Return the lines below exactly, from the first line to the line that contains "top_ref_high = [18, 20, 31, 34, 30]". Leave out pictures.

Material provided:
* * *
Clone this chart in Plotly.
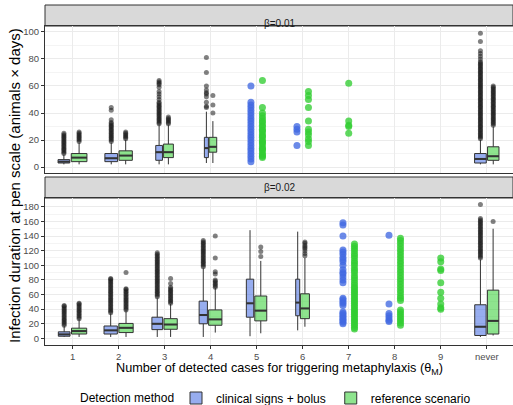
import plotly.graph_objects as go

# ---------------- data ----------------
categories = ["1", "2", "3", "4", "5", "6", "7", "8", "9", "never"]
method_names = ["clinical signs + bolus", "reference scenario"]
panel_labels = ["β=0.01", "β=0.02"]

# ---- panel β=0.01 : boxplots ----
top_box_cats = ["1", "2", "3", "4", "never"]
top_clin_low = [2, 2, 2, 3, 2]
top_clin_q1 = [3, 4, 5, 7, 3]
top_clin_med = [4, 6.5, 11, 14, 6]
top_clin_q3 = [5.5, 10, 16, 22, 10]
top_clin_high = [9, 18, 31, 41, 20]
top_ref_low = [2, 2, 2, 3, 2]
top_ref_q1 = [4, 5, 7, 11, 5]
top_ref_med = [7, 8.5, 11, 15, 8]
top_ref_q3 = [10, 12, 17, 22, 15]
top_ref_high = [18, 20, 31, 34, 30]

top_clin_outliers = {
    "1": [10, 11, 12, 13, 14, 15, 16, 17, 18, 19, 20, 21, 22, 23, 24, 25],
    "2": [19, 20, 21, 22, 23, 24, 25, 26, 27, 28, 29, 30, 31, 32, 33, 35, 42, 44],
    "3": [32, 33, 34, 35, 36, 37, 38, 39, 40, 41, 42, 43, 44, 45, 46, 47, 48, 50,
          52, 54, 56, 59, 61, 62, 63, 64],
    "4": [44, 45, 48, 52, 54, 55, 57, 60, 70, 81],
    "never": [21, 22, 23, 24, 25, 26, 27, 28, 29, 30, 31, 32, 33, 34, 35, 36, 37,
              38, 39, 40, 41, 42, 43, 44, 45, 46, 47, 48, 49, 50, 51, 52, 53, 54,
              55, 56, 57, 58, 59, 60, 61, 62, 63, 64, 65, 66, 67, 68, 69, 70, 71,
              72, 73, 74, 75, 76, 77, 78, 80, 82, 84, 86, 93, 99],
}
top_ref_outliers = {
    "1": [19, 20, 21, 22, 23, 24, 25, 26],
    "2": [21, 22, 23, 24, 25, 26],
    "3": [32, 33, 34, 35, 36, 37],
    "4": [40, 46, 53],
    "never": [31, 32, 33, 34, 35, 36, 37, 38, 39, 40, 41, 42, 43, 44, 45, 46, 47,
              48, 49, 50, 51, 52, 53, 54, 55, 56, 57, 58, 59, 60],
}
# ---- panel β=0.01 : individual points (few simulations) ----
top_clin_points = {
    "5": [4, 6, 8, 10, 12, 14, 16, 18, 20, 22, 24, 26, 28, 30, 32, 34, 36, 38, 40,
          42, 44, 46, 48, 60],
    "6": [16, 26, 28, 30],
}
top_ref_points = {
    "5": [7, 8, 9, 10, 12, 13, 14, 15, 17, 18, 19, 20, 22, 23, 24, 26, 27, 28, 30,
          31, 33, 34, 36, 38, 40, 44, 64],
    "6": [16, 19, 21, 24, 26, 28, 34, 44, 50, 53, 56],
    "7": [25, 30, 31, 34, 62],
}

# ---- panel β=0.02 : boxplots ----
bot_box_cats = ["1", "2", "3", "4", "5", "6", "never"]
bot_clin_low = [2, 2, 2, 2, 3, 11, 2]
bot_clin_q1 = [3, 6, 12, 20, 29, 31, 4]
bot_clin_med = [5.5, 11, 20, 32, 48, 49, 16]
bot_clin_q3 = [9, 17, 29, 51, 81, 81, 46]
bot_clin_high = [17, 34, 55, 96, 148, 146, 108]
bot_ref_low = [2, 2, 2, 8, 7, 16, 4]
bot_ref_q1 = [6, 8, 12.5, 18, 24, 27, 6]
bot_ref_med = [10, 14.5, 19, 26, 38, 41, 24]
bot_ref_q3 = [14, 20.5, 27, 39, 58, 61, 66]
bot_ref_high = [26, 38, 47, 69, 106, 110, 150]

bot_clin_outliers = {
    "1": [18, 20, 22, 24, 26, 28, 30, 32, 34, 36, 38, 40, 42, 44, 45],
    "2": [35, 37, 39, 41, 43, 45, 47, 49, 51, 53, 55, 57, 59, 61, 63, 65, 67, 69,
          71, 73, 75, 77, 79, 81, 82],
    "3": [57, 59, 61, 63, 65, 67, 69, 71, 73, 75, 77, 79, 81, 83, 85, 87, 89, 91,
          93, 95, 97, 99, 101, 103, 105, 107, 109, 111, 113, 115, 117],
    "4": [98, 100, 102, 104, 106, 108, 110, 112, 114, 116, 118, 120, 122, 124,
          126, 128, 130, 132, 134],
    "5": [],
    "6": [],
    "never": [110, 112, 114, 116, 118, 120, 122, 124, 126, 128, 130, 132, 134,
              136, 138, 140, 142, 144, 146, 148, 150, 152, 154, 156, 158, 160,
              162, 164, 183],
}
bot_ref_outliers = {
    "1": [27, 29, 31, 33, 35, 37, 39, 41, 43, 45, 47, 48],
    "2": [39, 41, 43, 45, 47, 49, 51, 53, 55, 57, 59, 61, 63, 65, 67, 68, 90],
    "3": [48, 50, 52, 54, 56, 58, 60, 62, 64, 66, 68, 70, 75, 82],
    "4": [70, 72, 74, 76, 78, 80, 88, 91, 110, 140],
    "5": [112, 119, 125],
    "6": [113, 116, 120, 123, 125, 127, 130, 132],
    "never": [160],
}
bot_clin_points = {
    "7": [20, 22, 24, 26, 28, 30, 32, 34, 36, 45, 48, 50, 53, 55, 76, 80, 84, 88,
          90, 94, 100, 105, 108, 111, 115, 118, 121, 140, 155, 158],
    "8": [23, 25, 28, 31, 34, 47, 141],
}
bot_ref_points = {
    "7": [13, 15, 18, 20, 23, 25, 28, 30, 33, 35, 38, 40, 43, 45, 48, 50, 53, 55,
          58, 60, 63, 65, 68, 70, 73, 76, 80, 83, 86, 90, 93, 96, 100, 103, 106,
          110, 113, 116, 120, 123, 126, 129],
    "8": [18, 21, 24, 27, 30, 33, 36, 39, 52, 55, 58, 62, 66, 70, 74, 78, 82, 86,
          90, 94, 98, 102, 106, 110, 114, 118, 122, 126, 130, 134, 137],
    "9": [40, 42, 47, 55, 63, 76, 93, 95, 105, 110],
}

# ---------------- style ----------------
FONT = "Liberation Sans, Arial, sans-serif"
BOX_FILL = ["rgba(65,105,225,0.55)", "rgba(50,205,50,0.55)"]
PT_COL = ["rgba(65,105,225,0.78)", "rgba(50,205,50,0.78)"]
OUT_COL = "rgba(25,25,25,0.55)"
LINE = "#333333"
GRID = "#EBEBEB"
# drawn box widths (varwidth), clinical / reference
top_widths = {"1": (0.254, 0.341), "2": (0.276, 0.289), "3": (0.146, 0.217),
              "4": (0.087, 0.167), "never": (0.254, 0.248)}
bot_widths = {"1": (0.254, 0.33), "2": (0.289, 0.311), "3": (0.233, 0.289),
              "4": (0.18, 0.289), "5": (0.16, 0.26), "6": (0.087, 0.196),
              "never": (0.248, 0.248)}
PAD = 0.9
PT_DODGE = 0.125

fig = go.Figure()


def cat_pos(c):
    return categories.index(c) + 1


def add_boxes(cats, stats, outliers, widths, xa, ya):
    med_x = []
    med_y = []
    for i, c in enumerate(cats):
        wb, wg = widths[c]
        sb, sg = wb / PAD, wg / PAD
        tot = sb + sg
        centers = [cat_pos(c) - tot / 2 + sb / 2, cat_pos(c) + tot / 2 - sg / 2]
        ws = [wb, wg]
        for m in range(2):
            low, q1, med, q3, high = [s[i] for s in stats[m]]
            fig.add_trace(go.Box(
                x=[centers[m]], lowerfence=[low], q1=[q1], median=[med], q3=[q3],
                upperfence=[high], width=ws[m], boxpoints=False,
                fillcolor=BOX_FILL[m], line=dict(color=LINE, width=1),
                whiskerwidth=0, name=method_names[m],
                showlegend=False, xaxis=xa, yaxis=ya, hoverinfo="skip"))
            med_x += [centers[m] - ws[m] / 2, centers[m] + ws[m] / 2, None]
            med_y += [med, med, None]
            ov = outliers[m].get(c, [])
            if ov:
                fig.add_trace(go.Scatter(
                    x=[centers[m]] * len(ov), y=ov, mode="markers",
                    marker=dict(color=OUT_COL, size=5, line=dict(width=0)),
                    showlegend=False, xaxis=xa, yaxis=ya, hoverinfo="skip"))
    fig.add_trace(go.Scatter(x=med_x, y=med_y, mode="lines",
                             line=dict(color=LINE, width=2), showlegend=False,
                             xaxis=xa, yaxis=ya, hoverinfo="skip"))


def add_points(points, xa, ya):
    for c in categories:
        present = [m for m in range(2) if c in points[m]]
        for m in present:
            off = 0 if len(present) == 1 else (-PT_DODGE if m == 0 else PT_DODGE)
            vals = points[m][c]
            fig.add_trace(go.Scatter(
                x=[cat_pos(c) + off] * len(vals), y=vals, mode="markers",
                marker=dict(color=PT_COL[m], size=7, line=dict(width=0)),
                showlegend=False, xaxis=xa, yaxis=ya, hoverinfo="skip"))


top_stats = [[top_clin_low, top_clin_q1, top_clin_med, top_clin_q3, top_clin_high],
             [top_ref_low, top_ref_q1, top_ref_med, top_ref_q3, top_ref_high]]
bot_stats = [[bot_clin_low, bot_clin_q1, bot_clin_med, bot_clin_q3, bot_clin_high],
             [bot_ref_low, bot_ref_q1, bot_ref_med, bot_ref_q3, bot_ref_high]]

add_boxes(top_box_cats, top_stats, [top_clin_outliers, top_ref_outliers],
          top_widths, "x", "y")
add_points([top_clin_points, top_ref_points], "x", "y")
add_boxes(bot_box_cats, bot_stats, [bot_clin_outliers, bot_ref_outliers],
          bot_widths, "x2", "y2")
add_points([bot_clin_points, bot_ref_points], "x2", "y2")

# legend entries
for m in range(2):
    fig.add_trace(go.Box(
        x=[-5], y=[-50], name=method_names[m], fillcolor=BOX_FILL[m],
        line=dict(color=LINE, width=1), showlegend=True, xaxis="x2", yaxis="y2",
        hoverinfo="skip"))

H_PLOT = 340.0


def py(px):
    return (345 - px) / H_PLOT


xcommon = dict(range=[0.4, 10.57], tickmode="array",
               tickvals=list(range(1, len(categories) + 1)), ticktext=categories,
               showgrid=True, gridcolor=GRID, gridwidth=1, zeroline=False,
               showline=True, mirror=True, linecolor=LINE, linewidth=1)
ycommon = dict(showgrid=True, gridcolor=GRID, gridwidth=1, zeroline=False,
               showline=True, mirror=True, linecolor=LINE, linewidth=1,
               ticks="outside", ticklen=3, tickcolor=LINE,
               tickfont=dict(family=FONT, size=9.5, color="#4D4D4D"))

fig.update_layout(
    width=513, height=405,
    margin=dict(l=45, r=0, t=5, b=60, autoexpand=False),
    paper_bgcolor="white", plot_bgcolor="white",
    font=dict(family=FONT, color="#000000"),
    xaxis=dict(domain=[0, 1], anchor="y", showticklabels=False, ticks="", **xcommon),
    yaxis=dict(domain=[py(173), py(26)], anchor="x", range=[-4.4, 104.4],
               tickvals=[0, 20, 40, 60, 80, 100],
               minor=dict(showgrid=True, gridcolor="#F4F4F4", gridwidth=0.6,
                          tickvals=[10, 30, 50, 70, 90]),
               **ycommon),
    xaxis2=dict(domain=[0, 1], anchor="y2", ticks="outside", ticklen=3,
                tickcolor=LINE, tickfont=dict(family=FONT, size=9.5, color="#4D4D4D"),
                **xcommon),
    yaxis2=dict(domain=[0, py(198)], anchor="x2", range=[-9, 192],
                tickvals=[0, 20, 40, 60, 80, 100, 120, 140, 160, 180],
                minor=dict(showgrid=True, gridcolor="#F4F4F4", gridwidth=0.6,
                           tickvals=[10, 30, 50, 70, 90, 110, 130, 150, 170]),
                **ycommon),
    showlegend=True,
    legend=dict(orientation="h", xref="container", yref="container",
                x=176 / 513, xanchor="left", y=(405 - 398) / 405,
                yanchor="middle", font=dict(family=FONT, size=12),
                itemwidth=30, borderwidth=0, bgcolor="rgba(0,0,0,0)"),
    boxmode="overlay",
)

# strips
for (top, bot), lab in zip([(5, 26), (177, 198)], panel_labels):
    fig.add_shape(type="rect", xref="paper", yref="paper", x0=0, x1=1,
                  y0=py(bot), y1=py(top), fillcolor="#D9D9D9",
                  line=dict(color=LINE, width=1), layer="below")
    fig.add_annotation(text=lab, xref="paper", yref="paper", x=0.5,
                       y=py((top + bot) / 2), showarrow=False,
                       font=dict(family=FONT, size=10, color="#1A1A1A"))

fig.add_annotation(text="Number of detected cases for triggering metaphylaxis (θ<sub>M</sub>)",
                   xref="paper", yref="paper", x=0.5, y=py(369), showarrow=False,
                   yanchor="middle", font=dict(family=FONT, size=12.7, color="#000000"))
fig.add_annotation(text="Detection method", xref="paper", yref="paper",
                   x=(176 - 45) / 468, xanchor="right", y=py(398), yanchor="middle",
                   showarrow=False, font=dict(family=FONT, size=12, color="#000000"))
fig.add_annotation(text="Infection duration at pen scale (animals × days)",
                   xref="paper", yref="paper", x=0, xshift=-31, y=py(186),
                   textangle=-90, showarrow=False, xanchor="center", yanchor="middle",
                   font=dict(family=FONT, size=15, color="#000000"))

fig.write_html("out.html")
* * *
Correct answer:
Clone this chart in Plotly.
import plotly.graph_objects as go

# ---------------- data ----------------
categories = ["1", "2", "3", "4", "5", "6", "7", "8", "9", "never"]
method_names = ["clinical signs + bolus", "reference scenario"]
panel_labels = ["β=0.01", "β=0.02"]

# ---- panel β=0.01 : boxplots ----
top_box_cats = ["1", "2", "3", "4", "never"]
top_clin_low = [2, 2, 2, 3, 2]
top_clin_q1 = [3, 4, 5, 7, 3]
top_clin_med = [4, 6.5, 11, 14, 6]
top_clin_q3 = [5.5, 10, 16, 22, 10]
top_clin_high = [9, 18, 31, 41, 20]
top_ref_low = [2, 2, 2, 3, 2]
top_ref_q1 = [4, 5, 7, 11, 5]
top_ref_med = [7, 8.5, 11, 15, 8]
top_ref_q3 = [10, 12, 17, 22, 15]
top_ref_high = [18, 20, 31, 34, 30]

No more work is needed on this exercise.